Written task: Give the data below again exactly as it stands. Omit the pictures.

==== Dataset content ====

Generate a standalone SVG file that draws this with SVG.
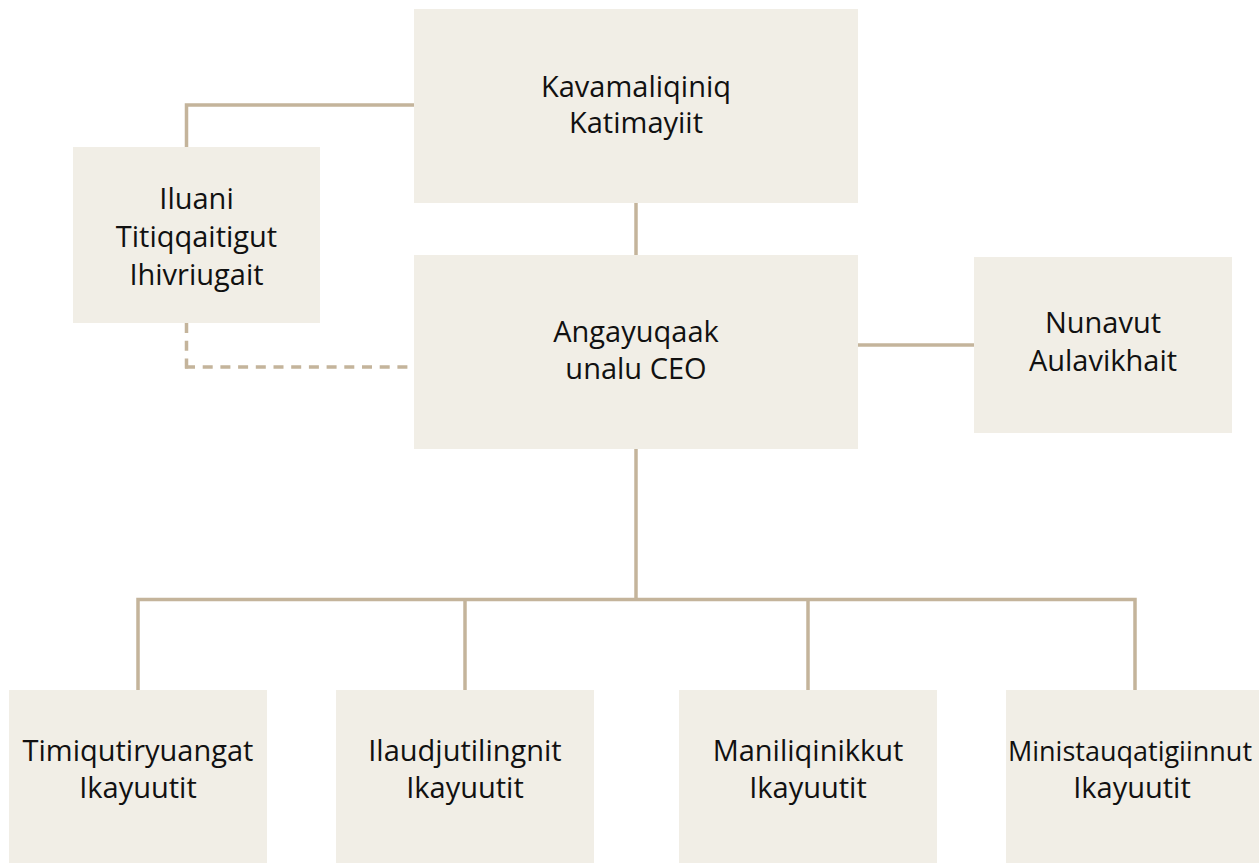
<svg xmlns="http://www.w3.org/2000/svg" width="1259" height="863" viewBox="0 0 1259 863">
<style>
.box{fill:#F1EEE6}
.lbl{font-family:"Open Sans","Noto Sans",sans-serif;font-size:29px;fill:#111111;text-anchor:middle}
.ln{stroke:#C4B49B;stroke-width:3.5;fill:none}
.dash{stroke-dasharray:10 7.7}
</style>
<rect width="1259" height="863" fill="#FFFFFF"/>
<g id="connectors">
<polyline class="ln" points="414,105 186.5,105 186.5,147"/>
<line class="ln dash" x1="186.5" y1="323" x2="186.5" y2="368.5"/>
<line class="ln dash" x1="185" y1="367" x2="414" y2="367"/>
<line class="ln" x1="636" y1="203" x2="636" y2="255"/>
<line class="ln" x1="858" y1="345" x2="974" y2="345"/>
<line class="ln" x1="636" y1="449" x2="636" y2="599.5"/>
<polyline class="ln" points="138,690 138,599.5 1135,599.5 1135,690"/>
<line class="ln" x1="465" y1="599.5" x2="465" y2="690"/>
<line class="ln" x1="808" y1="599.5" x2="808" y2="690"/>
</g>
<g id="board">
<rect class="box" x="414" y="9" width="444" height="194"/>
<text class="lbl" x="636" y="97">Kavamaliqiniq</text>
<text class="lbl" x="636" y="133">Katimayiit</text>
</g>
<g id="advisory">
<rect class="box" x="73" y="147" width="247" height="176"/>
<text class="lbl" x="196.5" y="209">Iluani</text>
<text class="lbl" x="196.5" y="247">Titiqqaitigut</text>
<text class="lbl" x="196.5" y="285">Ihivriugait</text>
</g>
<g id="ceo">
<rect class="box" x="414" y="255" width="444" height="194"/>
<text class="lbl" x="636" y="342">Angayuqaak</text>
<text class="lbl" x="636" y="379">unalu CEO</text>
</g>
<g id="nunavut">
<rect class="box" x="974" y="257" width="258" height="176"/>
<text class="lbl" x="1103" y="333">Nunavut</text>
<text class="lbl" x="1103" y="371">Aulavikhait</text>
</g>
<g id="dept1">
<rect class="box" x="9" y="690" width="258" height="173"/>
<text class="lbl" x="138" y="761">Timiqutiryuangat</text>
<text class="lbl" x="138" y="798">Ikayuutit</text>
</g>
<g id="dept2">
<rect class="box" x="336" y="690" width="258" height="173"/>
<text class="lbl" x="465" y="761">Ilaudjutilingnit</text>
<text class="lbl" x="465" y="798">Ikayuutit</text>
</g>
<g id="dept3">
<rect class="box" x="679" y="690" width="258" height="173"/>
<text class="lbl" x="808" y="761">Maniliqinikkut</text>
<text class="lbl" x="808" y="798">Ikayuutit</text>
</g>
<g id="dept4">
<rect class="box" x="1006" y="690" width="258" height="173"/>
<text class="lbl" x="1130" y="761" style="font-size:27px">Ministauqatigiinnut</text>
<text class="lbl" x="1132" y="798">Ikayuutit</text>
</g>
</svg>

====

Solution for this task:
Generate a standalone SVG file that draws this with SVG.
<svg xmlns="http://www.w3.org/2000/svg" width="1259" height="863" viewBox="0 0 1259 863">
<style>
.box{fill:#F1EEE6}
.lbl{font-family:"Open Sans","Noto Sans",sans-serif;font-size:29px;fill:#111111;text-anchor:middle}
.ln{stroke:#C4B49B;stroke-width:3.5;fill:none}
.dash{stroke-dasharray:10 7.7}
</style>
<rect width="1259" height="863" fill="#FFFFFF"/>
<g id="connectors">
<polyline class="ln" points="414,105 186.5,105 186.5,147"/>
<line class="ln dash" x1="186.5" y1="323" x2="186.5" y2="368.5"/>
<line class="ln dash" x1="185" y1="367" x2="414" y2="367"/>
<line class="ln" x1="636" y1="203" x2="636" y2="255"/>
<line class="ln" x1="858" y1="345" x2="974" y2="345"/>
<line class="ln" x1="636" y1="449" x2="636" y2="599.5"/>
<polyline class="ln" points="138,690 138,599.5 1135,599.5 1135,690"/>
<line class="ln" x1="465" y1="599.5" x2="465" y2="690"/>
<line class="ln" x1="808" y1="599.5" x2="808" y2="690"/>
</g>
<g id="board">
<rect class="box" x="414" y="9" width="444" height="194"/>
<text class="lbl" x="636" y="97">Kavamaliqiniq</text>
<text class="lbl" x="636" y="133">Katimayiit</text>
</g>
<g id="advisory">
<rect class="box" x="73" y="147" width="247" height="176"/>
<text class="lbl" x="196.5" y="209">Iluani</text>
<text class="lbl" x="196.5" y="247">Titiqqaitigut</text>
<text class="lbl" x="196.5" y="285">Ihivriugait</text>
</g>
<g id="ceo">
<rect class="box" x="414" y="255" width="444" height="194"/>
<text class="lbl" x="636" y="342">Angayuqaak</text>
<text class="lbl" x="636" y="379">unalu CEO</text>
</g>
<g id="nunavut">
<rect class="box" x="974" y="257" width="258" height="176"/>
<text class="lbl" x="1103" y="333">Nunavut</text>
<text class="lbl" x="1103" y="371">Aulavikhait</text>
</g>
<g id="dept1">
<rect class="box" x="9" y="690" width="258" height="173"/>
<text class="lbl" x="138" y="761">Timiqutiryuangat</text>
<text class="lbl" x="138" y="798">Ikayuutit</text>
</g>
<g id="dept2">
<rect class="box" x="336" y="690" width="258" height="173"/>
<text class="lbl" x="465" y="761">Ilaudjutilingnit</text>
<text class="lbl" x="465" y="798">Ikayuutit</text>
</g>
<g id="dept3">
<rect class="box" x="679" y="690" width="258" height="173"/>
<text class="lbl" x="808" y="761">Maniliqinikkut</text>
<text class="lbl" x="808" y="798">Ikayuutit</text>
</g>
<g id="dept4">
<rect class="box" x="1006" y="690" width="258" height="173"/>
<text class="lbl" x="1130" y="761" style="font-size:27px">Ministauqatigiinnut</text>
<text class="lbl" x="1132" y="798">Ikayuutit</text>
</g>
</svg>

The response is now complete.